Reading: Wordsworth, "Nutting," and "Resolution and Independence." RWRA: Section V: Worthsworth on Poetry.

Writing: For "Nutting," pick two lines you find interesting--either together or singly. Type them out and explain what interests you. For "Resolution and Independence," pick a stanza you find interesting, type it out and explain (again!) what interests you.

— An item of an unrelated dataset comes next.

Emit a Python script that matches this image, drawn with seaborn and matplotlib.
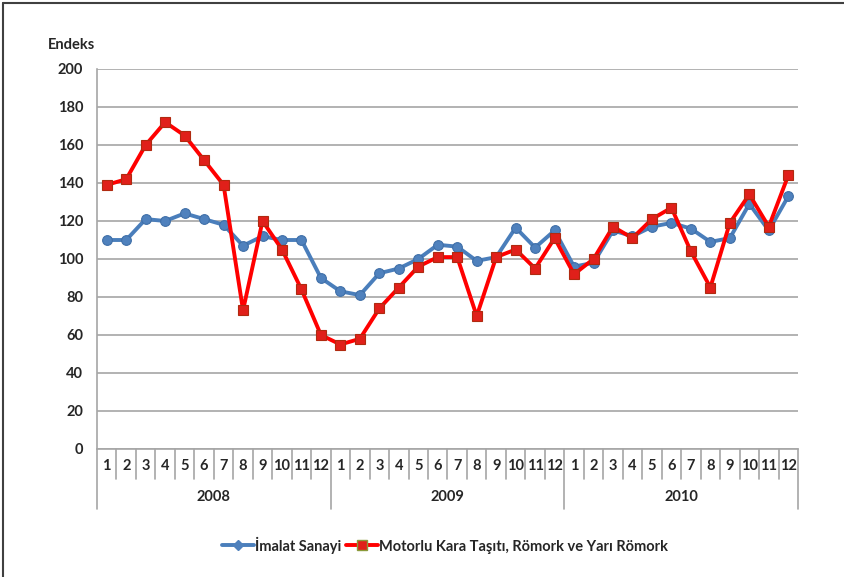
import matplotlib
matplotlib.use("Agg")
import matplotlib.pyplot as plt
import matplotlib.transforms as mtransforms
from matplotlib.lines import Line2D
import seaborn as sns
import pandas as pd
import numpy as np

months = [str(m) for m in range(1, 13)] * 3
years = ["2008", "2009", "2010"]
imalat = [110, 110, 121, 120, 124, 121, 118, 107, 112, 110, 110, 90,
          83, 81, 92.5, 95, 100, 107.5, 106.5, 99, 101, 116.5, 106, 115,
          96, 98, 115, 112, 117, 119, 116, 109, 111, 129, 115, 133]
motorlu = [139, 142, 160, 172, 165, 152, 139, 73, 120, 105, 84, 60,
           55, 58, 74, 85, 96, 101, 101, 70, 101, 105, 95, 111,
           92, 100, 117, 111, 121, 127, 104, 85, 119, 134, 117, 144]
yticks = list(range(0, 201, 20))
name1 = "İmalat Sanayi"
name2 = "Motorlu Kara Taşıtı, Römork ve Yarı Römork"

sns.set_style("white")
plt.rcParams["font.family"] = ["Lato", "DejaVu Sans"]
plt.rcParams["font.weight"] = "bold"

df = pd.DataFrame({"idx": np.arange(len(imalat)), name1: imalat, name2: motorlu})

fig = plt.figure(figsize=(8.45, 5.77), dpi=100)
ax = fig.add_axes([97/845, 1-449/577, (798-97)/845, (449-69)/577])

blue = "#4A7EBB"
red = "#FF0000"
sns.lineplot(data=df, x="idx", y=name1, ax=ax, color=blue, lw=2.8,
             marker="o", markersize=7, markerfacecolor="#4F81BD",
             markeredgecolor="#3F6FA8", markeredgewidth=0.8, zorder=3)
sns.lineplot(data=df, x="idx", y=name2, ax=ax, color=red, lw=2.8,
             marker="s", markersize=7, markerfacecolor="#E0201A",
             markeredgecolor="#B02A10", markeredgewidth=0.8, zorder=4)

ax.set_xlim(-0.5, len(imalat) - 0.5)
ax.set_ylim(0, 200)
ax.set_yticks(yticks)
ax.set_yticklabels([str(v) for v in yticks], fontsize=10.5, fontweight="bold")
ax.yaxis.grid(True, color="#A6A6A6", lw=1.2)
ax.set_axisbelow(True)
ax.set_xlabel("")
ax.set_ylabel("")
ax.set_xticks([])
for s in ["top", "right"]:
    ax.spines[s].set_visible(False)
for s in ["left", "bottom"]:
    ax.spines[s].set_color("#A6A6A6")
    ax.spines[s].set_linewidth(1.2)
ax.tick_params(axis="y", length=6, color="#A6A6A6", width=1.2, pad=4)

trans = mtransforms.blended_transform_factory(ax.transData, ax.transAxes)
h = (449 - 69)
month_drop = -(479 - 449) / h
year_drop = -(509 - 449) / h
for i in range(len(imalat) + 1):
    x = i - 0.5
    low = year_drop if i % 12 == 0 else month_drop
    ax.plot([x, x], [0, low], transform=trans, color="#A6A6A6", lw=1.2, clip_on=False)
for i, m in enumerate(months):
    ax.text(i, -(466 - 449) / h, m, transform=trans, ha="center", va="center",
            fontsize=10.5, fontweight="bold")
for j, yv in enumerate(years):
    ax.text(j * 12 + 5.5, -(497 - 449) / h, yv, transform=trans, ha="center",
            va="center", fontsize=10.5, fontweight="bold")

fig.text(48/845, 1-45/577, "Endeks", ha="left", va="center", fontsize=10.5, fontweight="bold")

handles = [Line2D([], [], color=blue, lw=2.8, marker="D", markersize=5,
                  markerfacecolor="#4F81BD", markeredgecolor="#4F81BD"),
           Line2D([], [], color=red, lw=2.8, marker="s", markersize=7,
                  markerfacecolor="#E0201A", markeredgecolor="#8A9A3A")]
fig.legend(handles, [name1, name2], loc="center", bbox_to_anchor=(445/845, 1-545/577),
           ncol=2, frameon=False, fontsize=10.5, handlelength=2.2, handletextpad=0.1,
           columnspacing=0.3, prop={"weight": "bold", "size": 10.5})

# figure border (left and top)
fig.add_artist(Line2D([3/845, 3/845], [0, 1-3/577], transform=fig.transFigure, color="#404040", lw=1.5))
fig.add_artist(Line2D([3/845, 1], [1-3/577, 1-3/577], transform=fig.transFigure, color="#404040", lw=1.5))

fig.savefig("out.png", dpi=100)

(Keep in mind: you don't have to be giving me "truth" or "wisdom" here--I'm just asking you to find something you like, and to explain as fully as you can why you like it. This isn't about being "right"--it's about finding a way to engage intelligently with the reading.)

January 8

Reading: Wordsworth, Lines Written; Expostulation; Strange fits; She dwelt among; Three years; A slumber; Lucy Gray; I wandered; My Heart Leaps.
RE: Start Intro and Chap 1. RWRA: Sections I, II, and III. (Quiz on
RWRA)

Writing: Pick one of the lyric poems you are reading for today, look at it closely, and locate three What's, and then for each, write a paragraph describing as fully as you can, and in as many ways as you can, Why you think Wordsworth made the choice he did.